European Residual Mix Calculation
Grexel is responsible for calculating the European Attribute Mix and Residual Mixes for Europe on behalf of the Association of Issuing Bodies (AIB). These mixes are used by Energy Authorities and Grid Operators of several countries to ensure reliable electricity disclosure.
AIB is the leading enabler of international energy certificate schemes throughout Europe and has taken on the responsibility for coordinating the calculations of the European Attribute Mix (EAM) and Residual Mixes (RM) for Europe, as a legacy of the RE-DISS (Reliable Disclosure Systems for Europe) project.
Having calculated the EAM and RMs for the past 5 years as part of the RE-DISS project, Grexel Systems is pleased to provide its expertise to AIB in this critical task.
Why is a reliable Residual Mix calculation so crucial?
Under EU’s Internal Energy Market Directive (2009/72/EC, Art. 3(9)), electricity suppliers must inform their customers of the origin and environmental attributes of sold electricity. This is called electricity disclosure. The aim is to enable informed consumer choice, and for that choice to be based on other matters than electricity prices alone, such as environmental values. In a liberalized market, electricity disclosure requires reliable tracking of the required attributes from generator to supplier.
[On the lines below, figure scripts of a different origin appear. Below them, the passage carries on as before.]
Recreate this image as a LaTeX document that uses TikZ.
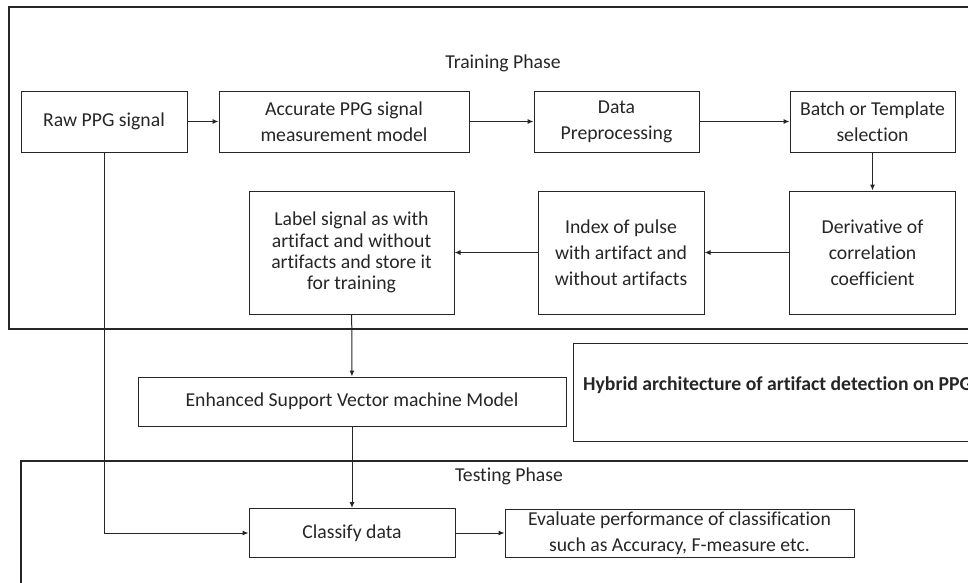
\documentclass[tikz,border=0pt]{standalone}
\usepackage{fontspec}
\setmainfont{Carlito}[Ligatures={NoCommon,NoContextual}]
\usetikzlibrary{arrows.meta}
\definecolor{ink}{HTML}{262626}
\begin{document}
\begin{tikzpicture}[x=1pt,y=-1pt,
  box/.style={draw=ink, line width=1pt, inner sep=0pt, align=center, text=ink,
    font=\fontsize{19.7}{26}\selectfont},
  conn/.style={draw=ink, line width=1pt, -{Latex[length=6pt,width=5pt]}},
  frame/.style={draw=ink, line width=1.2pt},
  title/.style={text=ink, inner sep=0pt, font=\fontsize{19.7}{24}\selectfont}
]
\useasboundingbox (0,0) rectangle (968,582);
\clip (0,0) rectangle (968,582);
\fill[white] (0,0) rectangle (968,582);

% frames
\draw[frame] (9,7) rectangle (1000,329);
\draw[ink, line width=2pt] (9,7) -- (1000,7);
\node[title] (train) at (503,63) {Training Phase};
\draw[frame] (21,461) rectangle (1000,700);
\node[title] (test) at (509,476) {Testing Phase};

% row 1
\node[box, minimum width=166pt, minimum height=61pt] (raw) at (104,121.5) {Raw PPG signal};
\node[box, minimum width=250pt, minimum height=61pt] (acc) at (344,121.5) {Accurate PPG signal\\measurement model};
\node[box, minimum width=165pt, minimum height=61pt] (data) at (616.5,121.5) {Data\\Preprocessing};
\node[box, minimum width=165pt, minimum height=61pt] (batch) at (872.5,121.5) {Batch or Template\\selection};

% row 2
\node[box, minimum width=166pt, minimum height=123pt] (deriv) at (872.5,252.5) {Derivative of\\correlation\\coefficient};
\node[box, minimum width=166pt, minimum height=123pt] (index) at (621,252.5) {Index of pulse\\with artifact and\\without artifacts};
\node[box, minimum width=205pt, minimum height=123pt, font=\fontsize{19.7}{21.3}\selectfont] (label) at (351.5,252.5) {Label signal as with\\artifact and without\\artifacts and store it\\for training};

% middle
\node[box, minimum width=428pt, minimum height=49pt] (esvm) at (352,401.5) {Enhanced Support Vector machine Model};
\draw[frame, line width=1pt] (573,343) rectangle (1000,441);
\node[title, anchor=west, font=\fontsize{19.7}{24}\selectfont\bfseries] (hyb) at (583,385) {Hybrid architecture of artifact detection on PPG};

% testing
\node[box, minimum width=206pt, minimum height=49pt] (classify) at (352,533) {Classify data};
\node[box, minimum width=349pt, minimum height=48pt] (eval) at (679.5,533) {Evaluate performance of classification\\such as Accuracy, F-measure etc.};

% connectors
\draw[conn] (raw) -- (acc);
\draw[conn] (acc) -- (data);
\draw[conn] (data) -- (batch);
\draw[conn] (batch) -- (deriv);
\draw[conn] (deriv) -- (index);
\draw[conn] (index) -- (label);
\draw[conn] (label) -- (esvm);
\draw[conn] (esvm) -- (classify);
\draw[conn] (classify) -- (eval);
\draw[conn] (raw.south) |- (classify.west);
\end{tikzpicture}
\end{document}
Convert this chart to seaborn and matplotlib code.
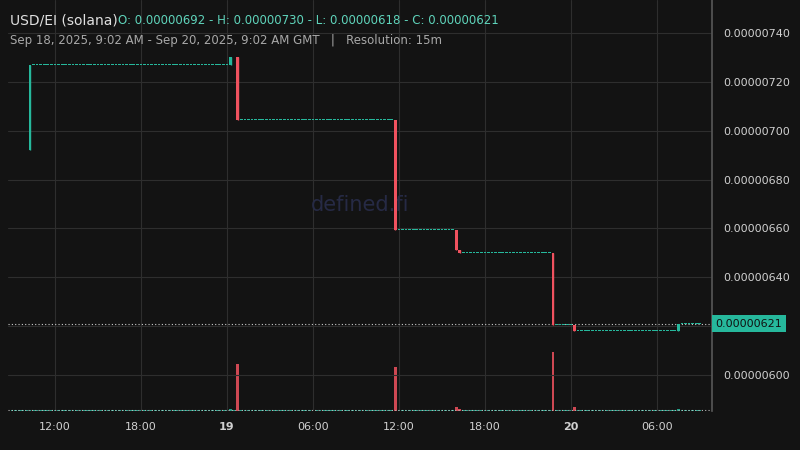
import numpy as np
import matplotlib
matplotlib.use("Agg")
import matplotlib.pyplot as plt
import seaborn as sns

# ---- data (hours since Sep 18 00:00 GMT, prices in 1e-8 units) ----
start_hour = 9.0
end_hour = 57.0
event_times = [10.25, 24.25, 24.75, 35.75, 40.0, 40.25, 46.75, 48.25, 55.5]
event_open  = [692, 727, 730, 704.5, 659.5, 651, 650, 620.5, 618]
event_high  = [727, 730, 730, 704.5, 659.5, 651, 650, 620.5, 621]
event_low   = [692, 727, 704.5, 659.5, 651, 650, 620.5, 618, 618]
event_close = [727, 730, 704.5, 659.5, 651, 650, 620.5, 618, 621]
event_vol   = [1.0, 1.5, 47, 44, 4, 2, 59, 4, 1.5]
flat_vol = 0.4
first_price = 692
last_price = 621
tick_hours = [12, 18, 24, 30, 36, 42, 48, 54]
tick_labels = ["12:00", "18:00", "19", "06:00", "12:00", "18:00", "20", "06:00"]
price_ticks = [600, 620, 640, 660, 680, 700, 720, 740]

# build 15m candles
times = np.arange(start_hour, end_hour + 0.001, 0.25)
O, H, L, C, V = [], [], [], [], []
price = first_price
ev = {round(t, 2): i for i, t in enumerate(event_times)}
for t in times:
    i = ev.get(round(t, 2))
    if i is not None:
        O.append(event_open[i]); H.append(event_high[i]); L.append(event_low[i])
        C.append(event_close[i]); V.append(event_vol[i]); price = event_close[i]
    else:
        O.append(price); H.append(price); L.append(price); C.append(price); V.append(flat_vol)
O, H, L, C, V = map(np.array, (O, H, L, C, V))

sns.set_theme(style="dark")
bg = "#131313"
green = "#26b89c"
red = "#f0525f"
fig = plt.figure(figsize=(8, 4.5), dpi=100, facecolor=bg)
ax = fig.add_axes([0.01, 0.087, 0.88, 0.913], facecolor=bg)
axv = ax.twinx()
axv.set_zorder(ax.get_zorder() - 1)
ax.patch.set_visible(False)
axv.set_facecolor(bg)

w = 0.25 * 0.75
up = C >= O
cols = np.where(up, green, red)
bottoms = np.minimum(O, C)
heights = np.maximum(np.abs(C - O), 0.25)
ax.bar(times, heights, bottom=bottoms, width=w, color=cols, align="center",
       linewidth=0, zorder=3)
ax.vlines(times, L, H, color=cols, lw=1, zorder=3)

vcols = [green if u else red for u in up]
axv.bar(times, V, width=w, color=vcols, alpha=0.85, linewidth=0)
axv.set_ylim(0, 59 * 7)
axv.set_yticks([])
axv.grid(False)

ax.set_xlim(8.72, 57.85)
ax.set_ylim(585.3, 753.5)
ax.set_xticks(tick_hours)
ax.set_xticklabels(tick_labels)
for lbl, t in zip(ax.get_xticklabels(), tick_labels):
    lbl.set_fontweight("bold" if len(t) == 2 else "normal")
ax.yaxis.tick_right()
ax.set_yticks(price_ticks)
ax.set_yticklabels(["" if p == 620 else f"{p*1e-8:.8f}" for p in price_ticks])
ax.tick_params(colors="#d0d0d0", labelsize=8, length=0, pad=8)
ax.grid(True, color="#2e2e2e", lw=0.8)
ax.set_axisbelow(True)
for s in ax.spines.values():
    s.set_visible(False)
for s in axv.spines.values():
    s.set_visible(False)
ax.spines["right"].set_visible(True)
ax.spines["right"].set_color("#555555")
ax.axhline(last_price, color="#cccccc", ls=(0, (1, 2)), lw=0.8, zorder=2)
ax.axhline(585.6, color="#bbbbbb", ls=(0, (1, 2)), lw=0.8, zorder=2)
ax.text(1.005, last_price, f"{last_price*1e-8:.8f}", transform=ax.get_yaxis_transform(),
        va="center", ha="left", fontsize=8, color="#111111", zorder=5,
        bbox=dict(boxstyle="square,pad=0.3", fc=green, ec="none"))

ax.text(0.5, 0.5, "defined.fi", transform=ax.transAxes, fontsize=15, color="#262a45",
        ha="center", va="center", zorder=1)
fig.text(0.012, 0.955, "USD/EI (solana)", color="#e0e0e0", fontsize=10, va="center")
fig.text(0.147, 0.955, "O: 0.00000692 - H: 0.00000730 - L: 0.00000618 - C: 0.00000621",
         color="#5fd4bb", fontsize=8.5, va="center")
fig.text(0.012, 0.91, "Sep 18, 2025, 9:02 AM - Sep 20, 2025, 9:02 AM GMT   |   Resolution: 15m",
         color="#a8a8a8", fontsize=8.5, va="center")
fig.savefig("out.png", dpi=100, facecolor=bg)
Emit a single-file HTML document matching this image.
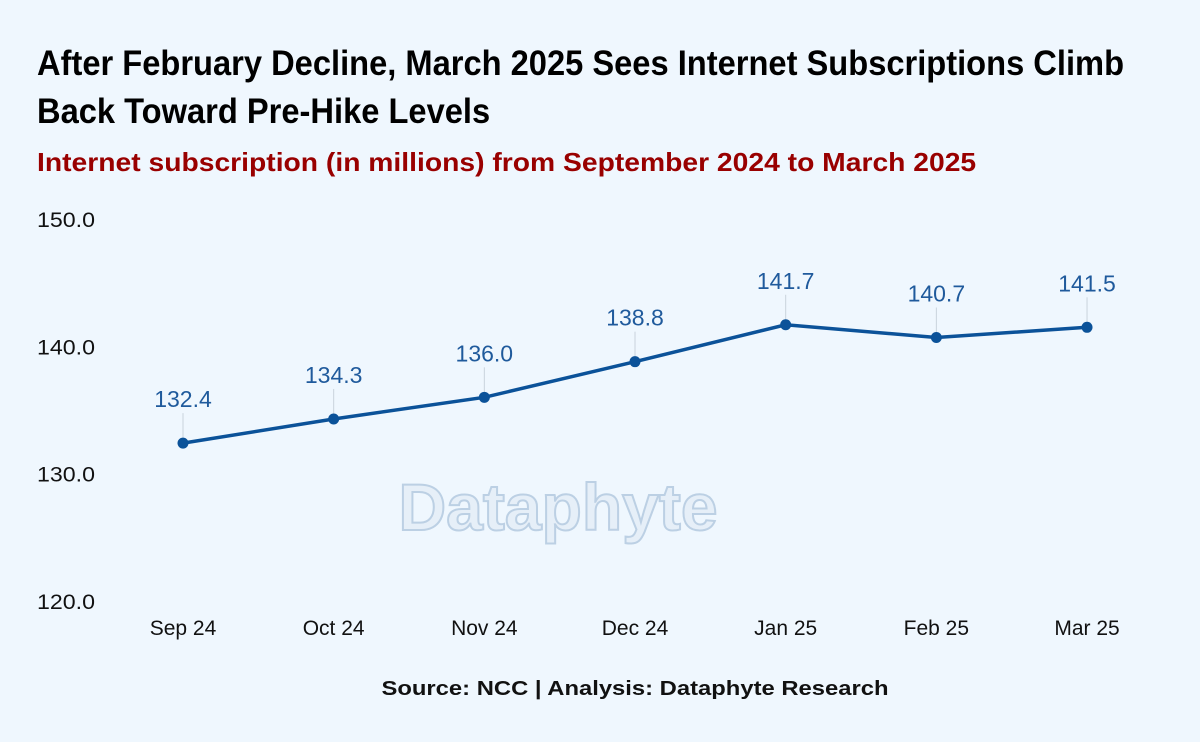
<!DOCTYPE html>
<html><head><meta charset="utf-8"><style>
body{margin:0;background:#eff7fe;}
#wrap{position:relative;width:1200px;height:742px;background:#eff7fe;overflow:hidden;font-family:"Liberation Sans",sans-serif;}
.title{position:absolute;left:37px;top:40px;font-weight:bold;font-size:35px;line-height:48px;color:#000;transform:scaleX(0.933);transform-origin:0 0;white-space:nowrap;}
.sub{position:absolute;left:37px;top:147px;font-weight:bold;font-size:26px;color:#990000;transform:scaleX(1.087);transform-origin:0 0;white-space:nowrap;}
.src{position:absolute;left:635px;top:678px;font-weight:bold;font-size:20px;color:#111;transform:translateX(-50%) scaleX(1.19);white-space:nowrap;}
</style></head><body>
<div id="wrap">
<div class="title">After February Decline, March 2025 Sees Internet Subscriptions Climb<br>Back Toward Pre-Hike Levels</div>
<div class="sub">Internet subscription (in millions) from September 2024 to March 2025</div>
<svg id="svg" width="1200" height="742" style="position:absolute;left:0;top:0">
<text x="558" y="530" text-anchor="middle" font-family="Liberation Sans,sans-serif" font-weight="bold" font-size="66" fill="#e6eff8" stroke="#bcd0e4" stroke-width="2">Dataphyte</text>
</svg>
<div class="src">Source: NCC | Analysis: Dataphyte Research</div>
</div>
<script>
const categories=["Sep 24","Oct 24","Nov 24","Dec 24","Jan 25","Feb 25","Mar 25"];
const values=[132.4,134.3,136.0,138.8,141.7,140.7,141.5];
const yTicks=[120,130,140,150];
const svg=document.getElementById('svg');const NS='http://www.w3.org/2000/svg';
const x=i=>183+i*150.67;
const y=v=>601-(v-120)*12.73;
function mk(t,a){const e=document.createElementNS(NS,t);for(const k in a)e.setAttribute(k,a[k]);svg.appendChild(e);return e;}
yTicks.forEach(t=>{const e=mk('text',{x:37,y:y(t)+8,'font-size':21,fill:'#111','font-family':'Liberation Sans,sans-serif',textLength:58,lengthAdjust:'spacingAndGlyphs'});e.textContent=t.toFixed(1);

});
categories.forEach((c,i)=>{const e=mk('text',{x:x(i),y:635,'font-size':21,fill:'#111','text-anchor':'middle','font-family':'Liberation Sans,sans-serif'});e.textContent=c;

});
values.forEach((v,i)=>{const l=mk('line',{x1:x(i),x2:x(i),y1:y(v)-30,y2:y(v),stroke:'#c9d3dc','stroke-width':1});

});
const p=mk('polyline',{points:values.map((v,i)=>x(i)+','+y(v)).join(' '),fill:'none',stroke:'#0b5299','stroke-width':3.5});


values.forEach((v,i)=>{const c=mk('circle',{cx:x(i),cy:y(v),r:5.5,fill:'#0b5299'});


const t=mk('text',{x:x(i),y:y(v)-36,'font-size':23,fill:'#1f5a9c','text-anchor':'middle','font-family':'Liberation Sans,sans-serif'});t.textContent=v.toFixed(1);

});
</script>
</body></html>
For renewable energy, tracking is often done by associating electricity sales with cancelled Guarantees of Origin (GOs). However, without the residual mix calculation, renewable electricity sold with GOs could be double counted where disclosure information is presented to consumers buying “regular” electricity. The presence of a reliably calculated Residual Mix makes the entire disclosure system reliable, by determining and correctly disclosing to consumers that are purchasing a non-specific type of electricity, what is left in the power system after explicit tracking by means of GOs.
European Attribute Mix (EAM) is needed to coordinate national residual mixes. Since the Guarantee of Origin system is Europe-wide, it is not sufficient for each country to determine its respective residual mix internally: a coordinated European Attribute Mix needs to be calculated by a Central Body (AIB with Grexel) and applied by national Energy Agencies and/or Grid Operators, to replace the deficit of energy origin caused by exported GOs. This is why taking the task of coordinating the EAM calculation complements the HUB service of AIB extremely well: it informs countries of the origin of the energy they receive in return, when GOs are exported via the AIB HUB. This is a prerequisite for a complete and reliable electricity disclosure scheme, and is the other end of the loop for AIB’s HUB service.